— start of AVAILABLE DATA —

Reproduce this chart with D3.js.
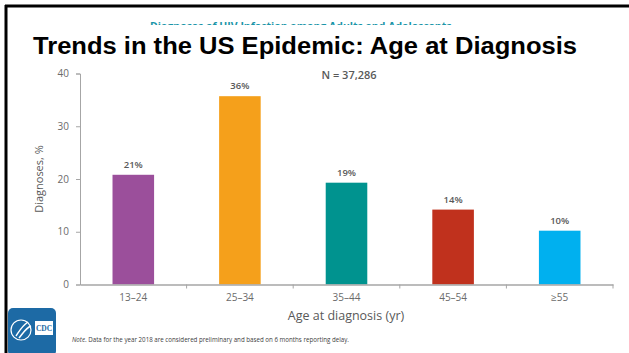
<!DOCTYPE html>
<html>
<head>
<meta charset="utf-8">
<script src="https://cdn.jsdelivr.net/npm/d3@7"></script>
<style>
  body { margin: 0; background: #fff; }
  svg { display: block; }
</style>
</head>
<body>
<svg></svg>
<script>
// data
const ageGroups = ['13\u201324', '25\u201334', '35\u201344', '45\u201354', '\u226555']
const percents = [20.8, 35.7, 19.3, 14.2, 10.2]
const pctLabels = ['21%', '36%', '19%', '14%', '10%']
const barColors = ['#9b4f9b', '#f5a01b', '#00938f', '#c0311d', '#00b0ef']
const yTicks = [0, 10, 20, 30, 40]

const
    svgWidth = 629,
    svgHeight = 353,
    LEFT = 80,
    RIGHT = 613,
    TOP = 73.5,
    BOTTOM = 284.5

const svg = d3.select('svg')
    .attr('width', svgWidth)
    .attr('height', svgHeight)

const x = d3.scaleBand().domain(ageGroups).range([LEFT, RIGHT]).padding(0)
const y = d3.scaleLinear().domain([0, 40]).range([BOTTOM, TOP])

const grey = '#595959'
const font = '"Open Sans", sans-serif'

// slide frame
svg.append('line').attr('x1', 5).attr('x2', 629).attr('y1', 6).attr('y2', 6)
    .attr('stroke', '#000').attr('stroke-width', 3)
svg.append('line').attr('x1', 6).attr('x2', 6).attr('y1', 5).attr('y2', 353)
    .attr('stroke', '#000').attr('stroke-width', 3)

// subtitle peeking out behind the title (only its top edge shows)
svg.append('clipPath').attr('id', 'peek')
    .append('rect').attr('x', 0).attr('y', 0).attr('width', 629).attr('height', 25)
svg.append('text')
    .text('Diagnoses of HIV Infection among Adults and Adolescents')
    .attr('x', 150).attr('y', 30)
    .attr('clip-path', 'url(#peek)')
    .attr('font-family', font).attr('font-size', 10.5).attr('font-weight', 'bold')
    .attr('fill', '#1a95a8')

// title
svg.append('text')
    .text('Trends in the US Epidemic: Age at Diagnosis')
    .attr('x', 33).attr('y', 54)
    .attr('textLength', 544).attr('lengthAdjust', 'spacingAndGlyphs')
    .attr('font-family', '"Liberation Sans", Arial, sans-serif')
    .attr('font-size', 23).attr('font-weight', 'bold')
    .attr('fill', '#000')

// bars
const bw = x.bandwidth()
svg.append('g').selectAll('rect')
    .data(ageGroups)
    .join('rect')
    .attr('x', d => x(d) + bw * 0.305)
    .attr('width', bw * 0.39)
    .attr('y', (d, i) => y(percents[i]))
    .attr('height', (d, i) => y(0) - y(percents[i]))
    .attr('fill', (d, i) => barColors[i])

// value labels
svg.append('g').selectAll('text')
    .data(ageGroups)
    .join('text')
    .text((d, i) => pctLabels[i])
    .attr('x', d => x(d) + bw / 2)
    .attr('y', (d, i) => y(percents[i]) - 7)
    .attr('text-anchor', 'middle')
    .attr('font-family', font).attr('font-size', 9.5).attr('font-weight', 600)
    .attr('fill', grey)

// y axis
const yAxis = svg.append('g')
    .attr('transform', `translate(${LEFT},0)`)
    .call(d3.axisLeft(y).tickValues(yTicks).tickSize(4).tickPadding(7))
yAxis.select('.domain').attr('stroke', '#a6a6a6')
yAxis.selectAll('line').attr('stroke', '#a6a6a6')
yAxis.selectAll('text').attr('fill', '#6b6b6b').attr('font-family', font).attr('font-size', 10)

// x axis: ticks on band boundaries
const xAxis = svg.append('g')
    .attr('transform', `translate(0,${BOTTOM})`)
    .call(d3.axisBottom(x).tickSize(0).tickPadding(9))
xAxis.select('.domain').attr('stroke', '#a6a6a6').attr('stroke-width', 1.5)
xAxis.selectAll('text').attr('fill', '#6b6b6b').attr('font-family', font).attr('font-size', 10)
svg.append('g').selectAll('line')
    .data(ageGroups.slice(1).concat(['end']))
    .join('line')
    .attr('x1', d => d === 'end' ? RIGHT : x(d))
    .attr('x2', d => d === 'end' ? RIGHT : x(d))
    .attr('y1', BOTTOM).attr('y2', BOTTOM + 4)
    .attr('stroke', '#a6a6a6')

// axis titles
svg.append('text')
    .text('Diagnoses, %')
    .attr('transform', `translate(43,${(TOP + BOTTOM) / 2}) rotate(-90)`)
    .attr('text-anchor', 'middle')
    .attr('font-family', font).attr('font-size', 11)
    .attr('fill', grey)

svg.append('text')
    .text('Age at diagnosis (yr)')
    .attr('x', 346).attr('y', 320)
    .attr('text-anchor', 'middle')
    .attr('font-family', font).attr('font-size', 12.5)
    .attr('fill', grey)

svg.append('text')
    .text('N = 37,286')
    .attr('x', 349).attr('y', 79)
    .attr('text-anchor', 'middle')
    .attr('font-family', font).attr('font-size', 11).attr('font-weight', 600)
    .attr('fill', grey)

// footnote
const note = svg.append('text')
    .attr('x', 72).attr('y', 342)
    .attr('font-family', font).attr('font-size', 6.2)
    .attr('fill', '#404040')
note.append('tspan').attr('font-style', 'italic').text('Note')
note.append('tspan').text('. Data for the year 2018 are considered preliminary and based on 6 months reporting delay.')

// CDC logo block
const logo = svg.append('g')
logo.append('rect').attr('x', 8).attr('y', 308).attr('width', 48).attr('height', 48).attr('rx', 5)
    .attr('fill', '#1d6aa5')
logo.append('circle').attr('cx', 21).attr('cy', 330).attr('r', 10)
    .attr('fill', 'none').attr('stroke', '#fff').attr('stroke-width', 1.2)
logo.append('path').attr('d', 'M16,336 C20,330 22,326 28,322 M19,338 C24,332 26,328 31,326')
    .attr('fill', 'none').attr('stroke', '#fff').attr('stroke-width', 1.5)
logo.append('rect').attr('x', 35).attr('y', 321).attr('width', 18).attr('height', 14).attr('fill', '#fff')
logo.append('text').text('CDC')
    .attr('x', 44).attr('y', 331).attr('text-anchor', 'middle')
    .attr('font-family', '"Liberation Serif", serif').attr('font-size', 7.5).attr('font-weight', 'bold')
    .attr('fill', '#1d6aa5')
</script>
</body>
</html>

— end of AVAILABLE DATA —

* _STATED TASK_:
Output the data exactly. Pictures don't belong in the result.

* _FULL OUTPUT_:
Reproduce this chart with D3.js.
<!DOCTYPE html>
<html>
<head>
<meta charset="utf-8">
<script src="https://cdn.jsdelivr.net/npm/d3@7"></script>
<style>
  body { margin: 0; background: #fff; }
  svg { display: block; }
</style>
</head>
<body>
<svg></svg>
<script>
// data
const ageGroups = ['13\u201324', '25\u201334', '35\u201344', '45\u201354', '\u226555']
const percents = [20.8, 35.7, 19.3, 14.2, 10.2]
const pctLabels = ['21%', '36%', '19%', '14%', '10%']
const barColors = ['#9b4f9b', '#f5a01b', '#00938f', '#c0311d', '#00b0ef']
const yTicks = [0, 10, 20, 30, 40]

const
    svgWidth = 629,
    svgHeight = 353,
    LEFT = 80,
    RIGHT = 613,
    TOP = 73.5,
    BOTTOM = 284.5

const svg = d3.select('svg')
    .attr('width', svgWidth)
    .attr('height', svgHeight)

const x = d3.scaleBand().domain(ageGroups).range([LEFT, RIGHT]).padding(0)
const y = d3.scaleLinear().domain([0, 40]).range([BOTTOM, TOP])

const grey = '#595959'
const font = '"Open Sans", sans-serif'

// slide frame
svg.append('line').attr('x1', 5).attr('x2', 629).attr('y1', 6).attr('y2', 6)
    .attr('stroke', '#000').attr('stroke-width', 3)
svg.append('line').attr('x1', 6).attr('x2', 6).attr('y1', 5).attr('y2', 353)
    .attr('stroke', '#000').attr('stroke-width', 3)

// subtitle peeking out behind the title (only its top edge shows)
svg.append('clipPath').attr('id', 'peek')
    .append('rect').attr('x', 0).attr('y', 0).attr('width', 629).attr('height', 25)
svg.append('text')
    .text('Diagnoses of HIV Infection among Adults and Adolescents')
    .attr('x', 150).attr('y', 30)
    .attr('clip-path', 'url(#peek)')
    .attr('font-family', font).attr('font-size', 10.5).attr('font-weight', 'bold')
    .attr('fill', '#1a95a8')

// title
svg.append('text')
    .text('Trends in the US Epidemic: Age at Diagnosis')
    .attr('x', 33).attr('y', 54)
    .attr('textLength', 544).attr('lengthAdjust', 'spacingAndGlyphs')
    .attr('font-family', '"Liberation Sans", Arial, sans-serif')
    .attr('font-size', 23).attr('font-weight', 'bold')
    .attr('fill', '#000')

// bars
const bw = x.bandwidth()
svg.append('g').selectAll('rect')
    .data(ageGroups)
    .join('rect')
    .attr('x', d => x(d) + bw * 0.305)
    .attr('width', bw * 0.39)
    .attr('y', (d, i) => y(percents[i]))
    .attr('height', (d, i) => y(0) - y(percents[i]))
    .attr('fill', (d, i) => barColors[i])

// value labels
svg.append('g').selectAll('text')
    .data(ageGroups)
    .join('text')
    .text((d, i) => pctLabels[i])
    .attr('x', d => x(d) + bw / 2)
    .attr('y', (d, i) => y(percents[i]) - 7)
    .attr('text-anchor', 'middle')
    .attr('font-family', font).attr('font-size', 9.5).attr('font-weight', 600)
    .attr('fill', grey)

// y axis
const yAxis = svg.append('g')
    .attr('transform', `translate(${LEFT},0)`)
    .call(d3.axisLeft(y).tickValues(yTicks).tickSize(4).tickPadding(7))
yAxis.select('.domain').attr('stroke', '#a6a6a6')
yAxis.selectAll('line').attr('stroke', '#a6a6a6')
yAxis.selectAll('text').attr('fill', '#6b6b6b').attr('font-family', font).attr('font-size', 10)

// x axis: ticks on band boundaries
const xAxis = svg.append('g')
    .attr('transform', `translate(0,${BOTTOM})`)
    .call(d3.axisBottom(x).tickSize(0).tickPadding(9))
xAxis.select('.domain').attr('stroke', '#a6a6a6').attr('stroke-width', 1.5)
xAxis.selectAll('text').attr('fill', '#6b6b6b').attr('font-family', font).attr('font-size', 10)
svg.append('g').selectAll('line')
    .data(ageGroups.slice(1).concat(['end']))
    .join('line')
    .attr('x1', d => d === 'end' ? RIGHT : x(d))
    .attr('x2', d => d === 'end' ? RIGHT : x(d))
    .attr('y1', BOTTOM).attr('y2', BOTTOM + 4)
    .attr('stroke', '#a6a6a6')

// axis titles
svg.append('text')
    .text('Diagnoses, %')
    .attr('transform', `translate(43,${(TOP + BOTTOM) / 2}) rotate(-90)`)
    .attr('text-anchor', 'middle')
    .attr('font-family', font).attr('font-size', 11)
    .attr('fill', grey)

svg.append('text')
    .text('Age at diagnosis (yr)')
    .attr('x', 346).attr('y', 320)
    .attr('text-anchor', 'middle')
    .attr('font-family', font).attr('font-size', 12.5)
    .attr('fill', grey)

svg.append('text')
    .text('N = 37,286')
    .attr('x', 349).attr('y', 79)
    .attr('text-anchor', 'middle')
    .attr('font-family', font).attr('font-size', 11).attr('font-weight', 600)
    .attr('fill', grey)

// footnote
const note = svg.append('text')
    .attr('x', 72).attr('y', 342)
    .attr('font-family', font).attr('font-size', 6.2)
    .attr('fill', '#404040')
note.append('tspan').attr('font-style', 'italic').text('Note')
note.append('tspan').text('. Data for the year 2018 are considered preliminary and based on 6 months reporting delay.')

// CDC logo block
const logo = svg.append('g')
logo.append('rect').attr('x', 8).attr('y', 308).attr('width', 48).attr('height', 48).attr('rx', 5)
    .attr('fill', '#1d6aa5')
logo.append('circle').attr('cx', 21).attr('cy', 330).attr('r', 10)
    .attr('fill', 'none').attr('stroke', '#fff').attr('stroke-width', 1.2)
logo.append('path').attr('d', 'M16,336 C20,330 22,326 28,322 M19,338 C24,332 26,328 31,326')
    .attr('fill', 'none').attr('stroke', '#fff').attr('stroke-width', 1.5)
logo.append('rect').attr('x', 35).attr('y', 321).attr('width', 18).attr('height', 14).attr('fill', '#fff')
logo.append('text').text('CDC')
    .attr('x', 44).attr('y', 331).attr('text-anchor', 'middle')
    .attr('font-family', '"Liberation Serif", serif').attr('font-size', 7.5).attr('font-weight', 'bold')
    .attr('fill', '#1d6aa5')
</script>
</body>
</html>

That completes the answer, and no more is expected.